The disappointing earnings, coupled with concerns around management instability and weak near-term visibility, pushed investors to the sidelines.
Jefferies turns bearish, sees more pain ahead
Global brokerage Jefferies downgraded Cohance Lifesciences from “Hold” to “Underperform” and slashed its target price to Rs 300, implying further downside from current levels.
According to Jefferies, the company’s March-quarter performance came in significantly below expectations, with weakness visible across all business segments. The sharpest decline was seen in the specialty chemicals business.
The brokerage also flagged continued leadership churn as a key concern, noting that Umang Vohra became the company’s third chief executive in just the last 12 months.
Jefferies believes the near-term outlook remains challenging, with meaningful growth recovery expected only in the second half of FY27 despite a softer base in FY26. The brokerage cut its FY27 and FY28 EPS estimates by 14–17%, citing margin pressure from higher operating costs, geopolitical tensions in the Middle East, and investments aimed at reviving growth.
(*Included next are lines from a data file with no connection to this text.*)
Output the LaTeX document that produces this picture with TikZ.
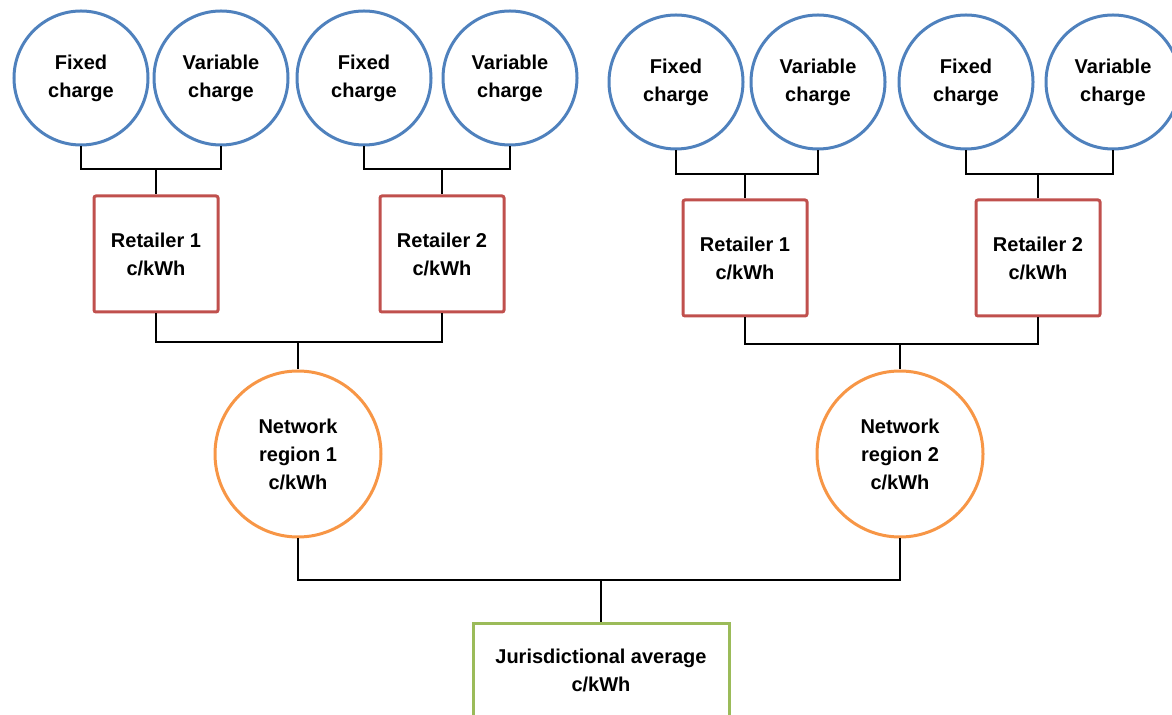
\documentclass[tikz,border=0pt]{standalone}
\usepackage{fontspec}
\setmainfont{Liberation Sans}
\usetikzlibrary{positioning}
\definecolor{chargeblue}{RGB}{79,129,189}
\definecolor{retailred}{RGB}{192,80,77}
\definecolor{netorange}{RGB}{247,150,70}
\definecolor{avggreen}{RGB}{155,187,89}
\tikzset{
    labeltext/.style={
        align=center,
        font=\fontsize{10}{14}\selectfont\bfseries
    },
    % blue circles for the two charge parts
    chargecircle/.style={
        labeltext,
        circle,
        draw=chargeblue,
        line width=1.5pt,
        minimum size=67pt,
        inner sep=0pt
    },
    retailbox/.style={
        labeltext,
        rectangle,
        rounded corners=1pt,
        draw=retailred,
        line width=1.5pt,
        minimum width=62pt,
        minimum height=58pt
    },
    netcircle/.style={
        labeltext,
        circle,
        draw=netorange,
        line width=1.5pt,
        minimum size=83pt,
        inner sep=0pt
    },
    avgbox/.style={
        labeltext,
        rectangle,
        draw=avggreen,
        line width=1.5pt,
        minimum width=128pt,
        minimum height=47pt
    },
    link/.style={
        line width=1pt,
        black
    }
}
\begin{document}
\begin{tikzpicture}[x=0.5pt,y=-0.5pt]
    \useasboundingbox (0,0) rectangle (1172,715);
    \clip (0,0) rectangle (1172,715);

    % charge circles
    \node[chargecircle] (fc1) at (81,78) {Fixed\\charge};
    \node[chargecircle] (vc1) at (221,78) {Variable\\charge};
    \node[chargecircle] (fc2) at (364,78) {Fixed\\charge};
    \node[chargecircle] (vc2) at (510,78) {Variable\\charge};
    \node[chargecircle] (fc3) at (676,82) {Fixed\\charge};
    \node[chargecircle] (vc3) at (818,82) {Variable\\charge};
    \node[chargecircle] (fc4) at (966,82) {Fixed\\charge};
    \node[chargecircle] (vc4) at (1113,82) {Variable\\charge};

    % retailers
    \node[retailbox] (ret1) at (156,254) {Retailer 1\\c/kWh};
    \node[retailbox] (ret2) at (442,254) {Retailer 2\\c/kWh};
    \node[retailbox] (ret3) at (745,258) {Retailer 1\\c/kWh};
    \node[retailbox] (ret4) at (1038,258) {Retailer 2\\c/kWh};

    % network regions and average
    \node[netcircle] (net1) at (298,454) {Network\\region 1\\c/kWh};
    \node[netcircle] (net2) at (900,454) {Network\\region 2\\c/kWh};
    \node[avgbox] (avg) at (601,670) {Jurisdictional average\\c/kWh};

    % bracket junctions
    \path
     (156,169) coordinate (j1)
     (442,169) coordinate (j2)
     (745,174) coordinate (j3)
     (1038,174) coordinate (j4)
     (298,342) coordinate (k1)
     (900,344) coordinate (k2)
     (601,580) coordinate (k3);

    \draw[link] (fc1.south) |- (j1) -| (vc1.south);
    \draw[link] (j1) -- (ret1.north);
    \draw[link] (fc2.south) |- (j2) -| (vc2.south);
    \draw[link] (j2) -- (ret2.north);
    \draw[link] (fc3.south) |- (j3) -| (vc3.south);
    \draw[link] (j3) -- (ret3.north);
    \draw[link] (fc4.south) |- (j4) -| (vc4.south);
    \draw[link] (j4) -- (ret4.north);

    \draw[link] (ret1.south) |- (k1) -| (ret2.south);
    \draw[link] (k1) -- (net1.north);
    \draw[link] (ret3.south) |- (k2) -| (ret4.south);
    \draw[link] (k2) -- (net2.north);

    \draw[link] (net1.south) |- (k3) -| (net2.south);
    \draw[link] (k3) -- (avg.north);
\end{tikzpicture}
\end{document}
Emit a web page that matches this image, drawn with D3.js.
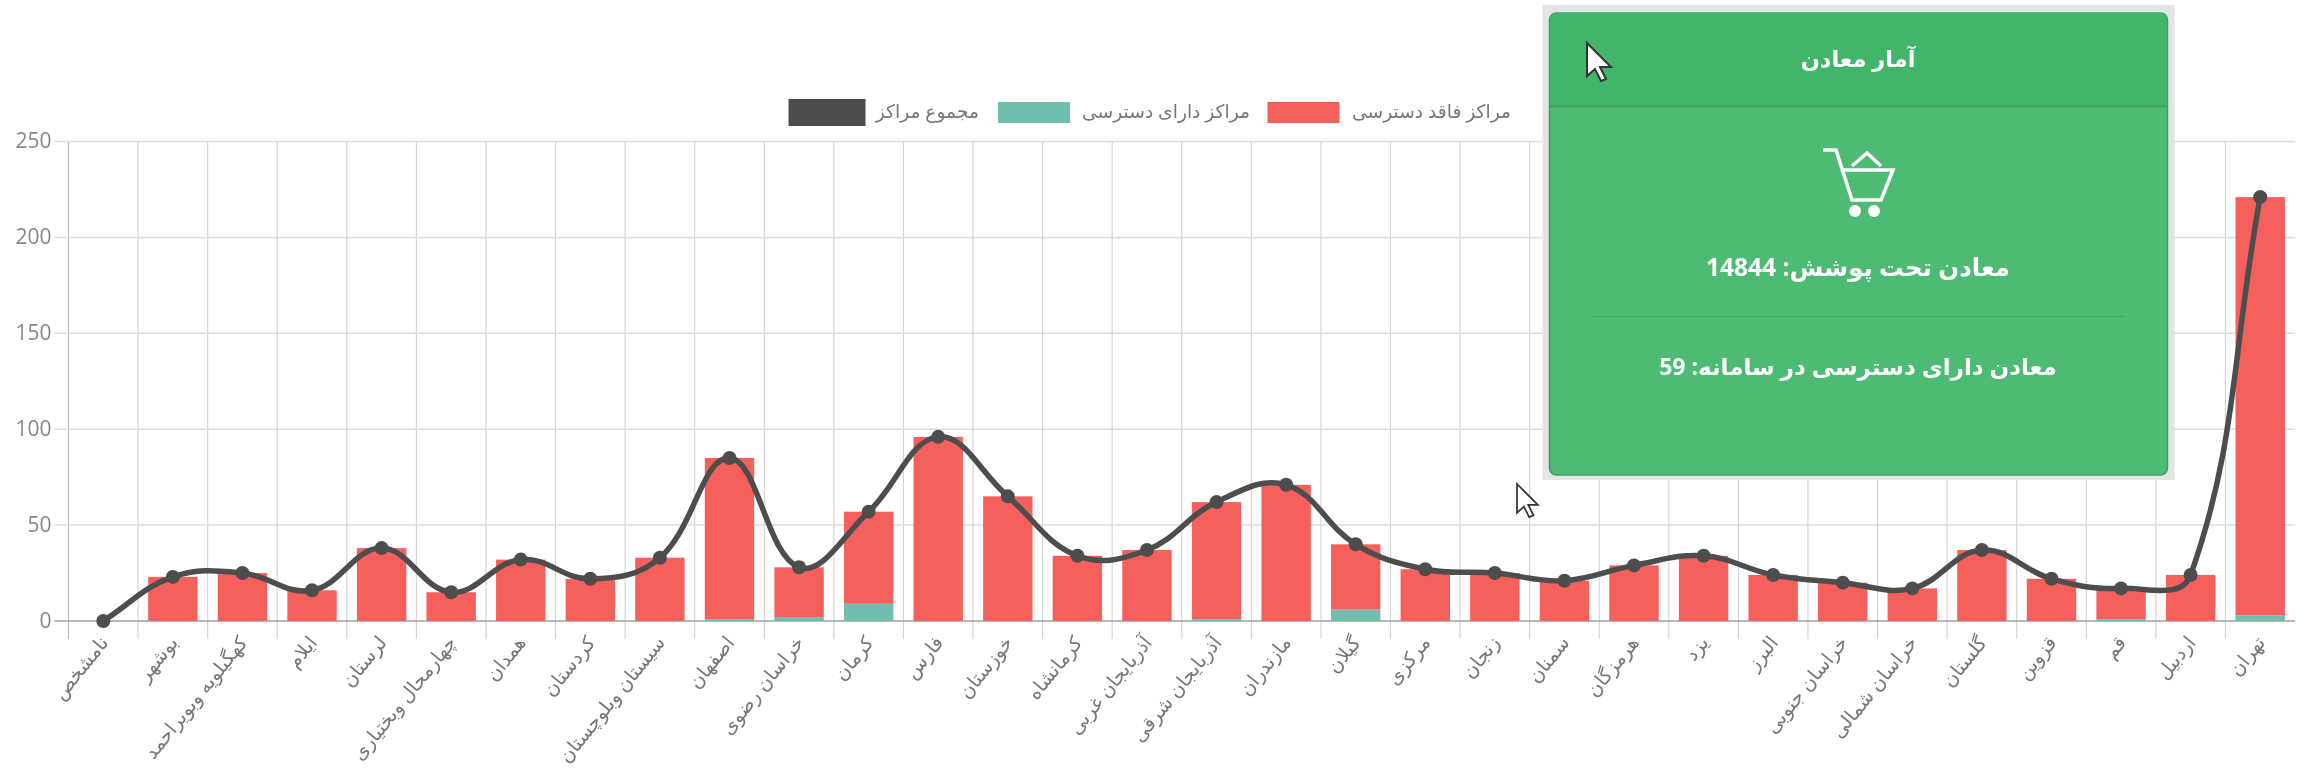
<!DOCTYPE html>
<html><head><meta charset="utf-8">
<script src="https://cdn.jsdelivr.net/npm/d3@7/dist/d3.min.js"></script>
<style>html,body{margin:0;padding:0;background:#fff;overflow:hidden}svg{display:block;filter:blur(0.5px)}</style>
</head><body><svg id="c" width="2308" height="770"></svg>
<script>
const categories=["نامشخص","بوشهر","کهگیلویه وبویراحمد","ایلام","لرستان","چهارمحال وبختیاری","همدان","کردستان","سیستان وبلوچستان","اصفهان","خراسان رضوی","کرمان","فارس","خوزستان","کرمانشاه","آذربایجان غربی","آذربایجان شرقی","مازندران","گیلان","مرکزی","زنجان","سمنان","هرمزگان","یزد","البرز","خراسان جنوبی","خراسان شمالی","گلستان","قزوین","قم","اردبیل","تهران"];
const withAccess=[0,0,0,0,0,0,0,0,0,1,2,9,0,0,0,0,1,0,6,0,0,0,0,0,0,0,0,0,0,1,0,3];
const withoutAccess=[0,23,25,16,38,15,32,22,33,84,26,48,96,65,34,37,61,71,34,27,25,21,29,34,24,20,17,37,22,16,24,218];
const totals=[0,23,25,16,38,15,32,22,33,85,28,57,96,65,34,37,62,71,40,27,25,21,29,34,24,20,17,37,22,17,24,221];
const yTicks=[0,50,100,150,200,250];
const legendLabels=["مراکز فاقد دسترسی","مراکز دارای دسترسی","مجموع مراکز"];
const panelTitle="آمار معادن";
const panelLine1="معادن تحت پوشش: 14844";
const panelLine2="معادن دارای دسترسی در سامانه: 59";
const RED="#f5605d",TEAL="#6fbfae",DARK="#4d4d4d",TXT="#777";
const FF="'Open Sans','DejaVu Sans',sans-serif";
const svg=d3.select("#c");
const L=68.5,R=2295,T=141.5,B=621;
const x=d3.scaleBand().domain(categories).range([L,R]);
const y=d3.scaleLinear().domain([0,250]).range([B,T]);
const g=svg.append("g");
const edges=categories.map((c,i)=>L+i*x.step());
g.selectAll(".v").data(edges).join("line").attr("x1",d=>d).attr("x2",d=>d).attr("y1",T).attr("y2",B+18)
 .attr("stroke",(d,i)=>i==0?"#b5b5b5":"#d2d2d2").attr("stroke-width",1.1);
g.selectAll(".h").data(yTicks).join("line").attr("x1",L-14).attr("x2",R).attr("y1",d=>y(d)).attr("y2",d=>y(d))
 .attr("stroke",d=>d==0?"#a0a0a0":"#dcdcdc").attr("stroke-width",1.5);
g.selectAll(".yl").data(yTicks).join("text").attr("x",L-17).attr("y",d=>y(d)+6.5).attr("text-anchor","end")
 .attr("font-family",FF).attr("font-size",21).attr("fill","#888").text(d=>d);
const bw=x.step()*0.71;
const bx=c=>x(c)+(x.step()-bw)/2;
g.selectAll(".g").data(categories).join("rect").attr("x",bx).attr("width",bw)
 .attr("y",(c,i)=>y(withAccess[i])).attr("height",(c,i)=>y(0)-y(withAccess[i])).attr("fill",TEAL);
g.selectAll(".r").data(categories).join("rect").attr("x",bx).attr("width",bw)
 .attr("y",(c,i)=>y(withAccess[i]+withoutAccess[i])).attr("height",(c,i)=>y(0)-y(withoutAccess[i])).attr("fill",RED);
function SplineCurve(ctx){this._c=ctx;}
SplineCurve.prototype={areaStart(){},areaEnd(){},lineStart(){this.p=[];},point(a,b){this.p.push([a,b]);},
 lineEnd(){const t=0.4,p=this.p,n=p.length,cp=[];
  for(let i=0;i<n;i++){const a=p[Math.max(0,i-1)],b=p[i],c=p[Math.min(n-1,i+1)];
   const d1=Math.hypot(b[0]-a[0],b[1]-a[1]),d2=Math.hypot(c[0]-b[0],c[1]-b[1]);
   const s=d1+d2||1,fa=t*d1/s,fb=t*d2/s;
   cp.push({px:b[0]-fa*(c[0]-a[0]),py:b[1]-fa*(c[1]-a[1]),nx:b[0]+fb*(c[0]-a[0]),ny:b[1]+fb*(c[1]-a[1])});}
  this._c.moveTo(p[0][0],p[0][1]);
  for(let i=1;i<n;i++)this._c.bezierCurveTo(cp[i-1].nx,Math.min(B,cp[i-1].ny),cp[i].px,Math.min(B,cp[i].py),p[i][0],p[i][1]);
 }};
const cx=c=>x(c)+x.bandwidth()/2;
const line=d3.line().x((d,i)=>cx(categories[i])).y(d=>y(d)).curve(c=>new SplineCurve(c));
g.append("path").attr("d",line(totals)).attr("fill","none").attr("stroke",DARK).attr("stroke-width",5.5);
g.selectAll(".p").data(totals).join("circle").attr("cx",(d,i)=>cx(categories[i])).attr("cy",d=>y(d)).attr("r",7).attr("fill",DARK);
g.selectAll(".xl").data(categories).join("text")
 .attr("transform",c=>`translate(${cx(c)+6},${B+22}) rotate(-51)`).attr("text-anchor","end").attr("direction","ltr")
 .attr("font-family",FF).attr("font-size",19.3).attr("fill",TXT).text(c=>c);
const legX=[1267.5,998,788.5],legTR=[1511,1250,979];
const legend=svg.append("g");
legendLabels.forEach((t,i)=>{
 const dark=i==2;
 legend.append("rect").attr("x",legX[i]).attr("y",dark?99:102).attr("width",dark?77:72).attr("height",dark?27:21).attr("fill",[RED,TEAL,DARK][i]);
 legend.append("text").attr("x",legTR[i]).attr("y",118).attr("text-anchor","end").attr("direction","ltr")
  .attr("font-family",FF).attr("font-size",18.7).attr("fill",TXT).text(t);
});
const pn=svg.append("g");
pn.append("rect").attr("x",1542.5).attr("y",5).attr("width",632).attr("height",475).attr("fill","#e3e4e6");
pn.append("rect").attr("x",1549.5).attr("y",13).attr("width",618).attr("height",462).attr("rx",7).attr("fill","#4dbb73").attr("stroke","#3f9f61").attr("stroke-width",1.5);
pn.append("path").attr("d","M1550,107V20a7,7 0 0 1 7,-7H2160a7,7 0 0 1 7,7V107Z").attr("fill","#43b56b");
pn.append("line").attr("x1",1550).attr("x2",2167).attr("y1",106.5).attr("y2",106.5).attr("stroke","#3a9c5c").attr("stroke-width",1.5);
pn.append("line").attr("x1",1591).attr("x2",2125.5).attr("y1",316.5).attr("y2",316.5).attr("stroke","#45a866").attr("stroke-width",1.2);
const ptxt=(t,yy,fs)=>pn.append("text").attr("x",1858).attr("y",yy).attr("text-anchor","middle").attr("font-family",FF).attr("font-weight",700).attr("font-size",fs).attr("fill","#fff").text(t);
ptxt(panelTitle,67,22.5);ptxt(panelLine1,276,24.5);ptxt(panelLine2,375,23);
pn.append("path").attr("d","M1823,150H1836L1852,200H1881L1893,170H1841.5M1852,166L1867,153L1881,166")
 .attr("fill","none").attr("stroke","#fff").attr("stroke-width",3.5);
[1855,1874].forEach(a=>pn.append("circle").attr("cx",a).attr("cy",211).attr("r",6).attr("fill","#fff"));
const cur="M0,0V33L8,26L14,38L19,36L13,24H24Z";
[[1587,43,1],[1517,484,0.87]].forEach(p=>svg.append("path").attr("d",cur).attr("transform",`translate(${p[0]},${p[1]}) scale(${p[2]})`).attr("fill","#fff").attr("stroke","#333").attr("stroke-width",2));
</script></body></html>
The firm further highlighted that Cohance’s FY27 earnings estimates have already been cut by nearly 63% since August 2025, underscoring persistent earnings downgrades and weak visibility.
Goldman Sachs stays bullish despite weak quarter
In contrast, Goldman Sachs maintained its “Buy” rating on Cohance Lifesciences and raised its target price to Rs 525 from Rs 475 earlier.
Goldman noted that Q4 revenue came in ahead of estimates, supported by stronger traction in the CDMO development business. However, EBITDA margin at 16% missed estimates by nearly 400 basis points.
The brokerage acknowledged management commentary that FY27 recovery would be “back-end loaded,” with Q1FY27 likely to remain weak before improvement becomes visible in the second half of the fiscal year.
While Goldman Sachs trimmed its FY27–FY29 EBITDA estimates by up to 8%, it said management remains confident about long-term opportunities in high-growth segments such as ADCs, oligonucleotides, and complex chemistries.